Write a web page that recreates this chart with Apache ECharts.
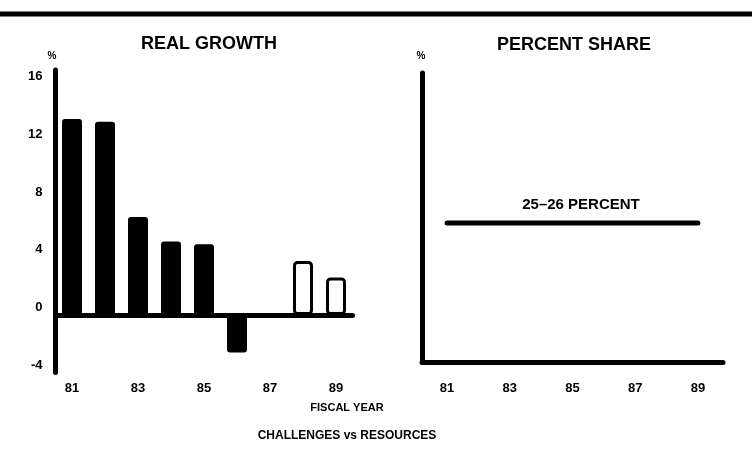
<!DOCTYPE html>
<html>
<head>
<meta charset="utf-8">
<script src="https://cdn.jsdelivr.net/npm/echarts@6/dist/echarts.min.js"></script>
<style>
html,body{margin:0;padding:0;background:#fff;}
#c{width:752px;height:456px;}
</style>
</head>
<body>
<div id="c"></div>
<script>
// ---- data ----
const growthYears = ['81','82','83','84','85','86','87','88','89'];
const growthValues = [13.6, 13.4, 6.8, 5.1, 4.9, -2.6, null, 3.75, 2.6];
const projectedYears = ['88','89']; // drawn as outline bars
const growthTicks = [-4, 0, 4, 8, 12, 16];

const shareYears = [81, 82, 83, 84, 85, 86, 87, 88, 89];
const shareValues = [25.5, 25.5, 25.5, 25.5, 25.5, 25.5, 25.5, 25.5, 25.5];
const shareTickLabels = [81, 83, 85, 87, 89];

const titleLeft = 'REAL GROWTH';
const titleRight = 'PERCENT SHARE';
const shareLabel = '25–26 PERCENT';
const xAxisName = 'FISCAL YEAR';
const caption = 'CHALLENGES vs RESOURCES';

// ---- chart ----
const FONT = '"Liberation Sans", Arial, sans-serif';
const chart = echarts.init(document.getElementById('c'), null, {renderer: 'canvas'});

const barData = growthValues.map((v, i) => {
  if (projectedYears.indexOf(growthYears[i]) >= 0) {
    return {value: v, itemStyle: {color: '#fff', borderColor: '#000', borderWidth: 3}};
  }
  return v;
});

const option = {
  animation: false,
  backgroundColor: '#fff',
  grid: [
    {left: 55.5, top: 70, width: 297, height: 302.6},
    {left: 422, top: 73, right: 29, bottom: 94}
  ],
  xAxis: [
    {
      gridIndex: 0, type: 'category', data: growthYears, boundaryGap: true,
      axisLine: {onZero: true, lineStyle: {color: '#000', width: 5, cap: 'round'}},
      axisTick: {show: false}, axisLabel: {show: false}, splitLine: {show: false}
    },
    {
      gridIndex: 0, type: 'category', data: growthYears, boundaryGap: true, position: 'bottom',
      axisLine: {show: false, onZero: false}, axisTick: {show: false},
      axisLabel: {interval: 1, margin: 9, color: '#000', fontFamily: FONT, fontWeight: 'bold', fontSize: 13},
      splitLine: {show: false}
    },
    {
      gridIndex: 1, type: 'value', min: 80.2, max: 89.8,
      axisLine: {onZero: false, lineStyle: {color: '#000', width: 5, cap: 'round'}},
      axisTick: {show: false},
      axisLabel: {customValues: shareTickLabels, margin: 20, color: '#000', fontFamily: FONT, fontWeight: 'bold', fontSize: 13},
      splitLine: {show: false}
    }
  ],
  yAxis: [
    {
      gridIndex: 0, type: 'value', min: -4, max: 17, interval: 4,
      axisLine: {show: true, onZero: false, lineStyle: {color: '#000', width: 5, cap: 'round'}},
      axisTick: {show: false},
      axisLabel: {
        margin: 13, color: '#000', fontFamily: FONT, fontWeight: 'bold', fontSize: 13,
        verticalAlign: 'bottom', padding: [0, 0, 1, 0],
        customValues: growthTicks
      },
      splitLine: {show: false}
    },
    {
      gridIndex: 1, type: 'value', min: 0, max: 53,
      axisLine: {show: true, onZero: false, lineStyle: {color: '#000', width: 5, cap: 'round'}},
      axisTick: {show: false}, axisLabel: {show: false}, splitLine: {show: false}
    }
  ],
  series: [
    {
      type: 'bar', xAxisIndex: 0, yAxisIndex: 0, data: barData,
      barWidth: 20,
      itemStyle: {color: '#000', borderRadius: 3}
    },
    {
      type: 'line', xAxisIndex: 2, yAxisIndex: 1,
      data: shareYears.map((y, i) => [y, shareValues[i]]),
      symbol: 'none',
      lineStyle: {color: '#000', width: 5, cap: 'round'}
    }
  ],
  graphic: [
    {type: 'line', shape: {x1: 0, y1: 14, x2: 752, y2: 14}, style: {stroke: '#000', lineWidth: 5}},
    {type: 'text', x: 209, y: 44, style: {text: titleLeft, fill: '#000', font: 'bold 18px ' + FONT, textAlign: 'center', textVerticalAlign: 'middle'}},
    {type: 'text', x: 574, y: 45, style: {text: titleRight, fill: '#000', font: 'bold 18px ' + FONT, textAlign: 'center', textVerticalAlign: 'middle'}},
    {type: 'text', x: 52, y: 56, style: {text: '%', fill: '#000', font: 'bold 10px ' + FONT, textAlign: 'center', textVerticalAlign: 'middle'}},
    {type: 'text', x: 421, y: 56, style: {text: '%', fill: '#000', font: 'bold 10px ' + FONT, textAlign: 'center', textVerticalAlign: 'middle'}},
    {type: 'text', x: 581, y: 205, style: {text: shareLabel, fill: '#000', font: 'bold 15px ' + FONT, textAlign: 'center', textVerticalAlign: 'middle'}},
    {type: 'text', x: 347, y: 408, style: {text: xAxisName, fill: '#000', font: 'bold 11px ' + FONT, textAlign: 'center', textVerticalAlign: 'middle'}},
    {type: 'text', x: 347, y: 436, style: {text: caption, fill: '#000', font: 'bold 12px ' + FONT, textAlign: 'center', textVerticalAlign: 'middle'}}
  ]
};
chart.setOption(option);
</script>
</body>
</html>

________

Omit the pictures and reproduce the listing exactly.

▶ **Worked solution**:
Write a web page that recreates this chart with Apache ECharts.
<!DOCTYPE html>
<html>
<head>
<meta charset="utf-8">
<script src="https://cdn.jsdelivr.net/npm/echarts@6/dist/echarts.min.js"></script>
<style>
html,body{margin:0;padding:0;background:#fff;}
#c{width:752px;height:456px;}
</style>
</head>
<body>
<div id="c"></div>
<script>
// ---- data ----
const growthYears = ['81','82','83','84','85','86','87','88','89'];
const growthValues = [13.6, 13.4, 6.8, 5.1, 4.9, -2.6, null, 3.75, 2.6];
const projectedYears = ['88','89']; // drawn as outline bars
const growthTicks = [-4, 0, 4, 8, 12, 16];

const shareYears = [81, 82, 83, 84, 85, 86, 87, 88, 89];
const shareValues = [25.5, 25.5, 25.5, 25.5, 25.5, 25.5, 25.5, 25.5, 25.5];
const shareTickLabels = [81, 83, 85, 87, 89];

const titleLeft = 'REAL GROWTH';
const titleRight = 'PERCENT SHARE';
const shareLabel = '25–26 PERCENT';
const xAxisName = 'FISCAL YEAR';
const caption = 'CHALLENGES vs RESOURCES';

// ---- chart ----
const FONT = '"Liberation Sans", Arial, sans-serif';
const chart = echarts.init(document.getElementById('c'), null, {renderer: 'canvas'});

const barData = growthValues.map((v, i) => {
  if (projectedYears.indexOf(growthYears[i]) >= 0) {
    return {value: v, itemStyle: {color: '#fff', borderColor: '#000', borderWidth: 3}};
  }
  return v;
});

const option = {
  animation: false,
  backgroundColor: '#fff',
  grid: [
    {left: 55.5, top: 70, width: 297, height: 302.6},
    {left: 422, top: 73, right: 29, bottom: 94}
  ],
  xAxis: [
    {
      gridIndex: 0, type: 'category', data: growthYears, boundaryGap: true,
      axisLine: {onZero: true, lineStyle: {color: '#000', width: 5, cap: 'round'}},
      axisTick: {show: false}, axisLabel: {show: false}, splitLine: {show: false}
    },
    {
      gridIndex: 0, type: 'category', data: growthYears, boundaryGap: true, position: 'bottom',
      axisLine: {show: false, onZero: false}, axisTick: {show: false},
      axisLabel: {interval: 1, margin: 9, color: '#000', fontFamily: FONT, fontWeight: 'bold', fontSize: 13},
      splitLine: {show: false}
    },
    {
      gridIndex: 1, type: 'value', min: 80.2, max: 89.8,
      axisLine: {onZero: false, lineStyle: {color: '#000', width: 5, cap: 'round'}},
      axisTick: {show: false},
      axisLabel: {customValues: shareTickLabels, margin: 20, color: '#000', fontFamily: FONT, fontWeight: 'bold', fontSize: 13},
      splitLine: {show: false}
    }
  ],
  yAxis: [
    {
      gridIndex: 0, type: 'value', min: -4, max: 17, interval: 4,
      axisLine: {show: true, onZero: false, lineStyle: {color: '#000', width: 5, cap: 'round'}},
      axisTick: {show: false},
      axisLabel: {
        margin: 13, color: '#000', fontFamily: FONT, fontWeight: 'bold', fontSize: 13,
        verticalAlign: 'bottom', padding: [0, 0, 1, 0],
        customValues: growthTicks
      },
      splitLine: {show: false}
    },
    {
      gridIndex: 1, type: 'value', min: 0, max: 53,
      axisLine: {show: true, onZero: false, lineStyle: {color: '#000', width: 5, cap: 'round'}},
      axisTick: {show: false}, axisLabel: {show: false}, splitLine: {show: false}
    }
  ],
  series: [
    {
      type: 'bar', xAxisIndex: 0, yAxisIndex: 0, data: barData,
      barWidth: 20,
      itemStyle: {color: '#000', borderRadius: 3}
    },
    {
      type: 'line', xAxisIndex: 2, yAxisIndex: 1,
      data: shareYears.map((y, i) => [y, shareValues[i]]),
      symbol: 'none',
      lineStyle: {color: '#000', width: 5, cap: 'round'}
    }
  ],
  graphic: [
    {type: 'line', shape: {x1: 0, y1: 14, x2: 752, y2: 14}, style: {stroke: '#000', lineWidth: 5}},
    {type: 'text', x: 209, y: 44, style: {text: titleLeft, fill: '#000', font: 'bold 18px ' + FONT, textAlign: 'center', textVerticalAlign: 'middle'}},
    {type: 'text', x: 574, y: 45, style: {text: titleRight, fill: '#000', font: 'bold 18px ' + FONT, textAlign: 'center', textVerticalAlign: 'middle'}},
    {type: 'text', x: 52, y: 56, style: {text: '%', fill: '#000', font: 'bold 10px ' + FONT, textAlign: 'center', textVerticalAlign: 'middle'}},
    {type: 'text', x: 421, y: 56, style: {text: '%', fill: '#000', font: 'bold 10px ' + FONT, textAlign: 'center', textVerticalAlign: 'middle'}},
    {type: 'text', x: 581, y: 205, style: {text: shareLabel, fill: '#000', font: 'bold 15px ' + FONT, textAlign: 'center', textVerticalAlign: 'middle'}},
    {type: 'text', x: 347, y: 408, style: {text: xAxisName, fill: '#000', font: 'bold 11px ' + FONT, textAlign: 'center', textVerticalAlign: 'middle'}},
    {type: 'text', x: 347, y: 436, style: {text: caption, fill: '#000', font: 'bold 12px ' + FONT, textAlign: 'center', textVerticalAlign: 'middle'}}
  ]
};
chart.setOption(option);
</script>
</body>
</html>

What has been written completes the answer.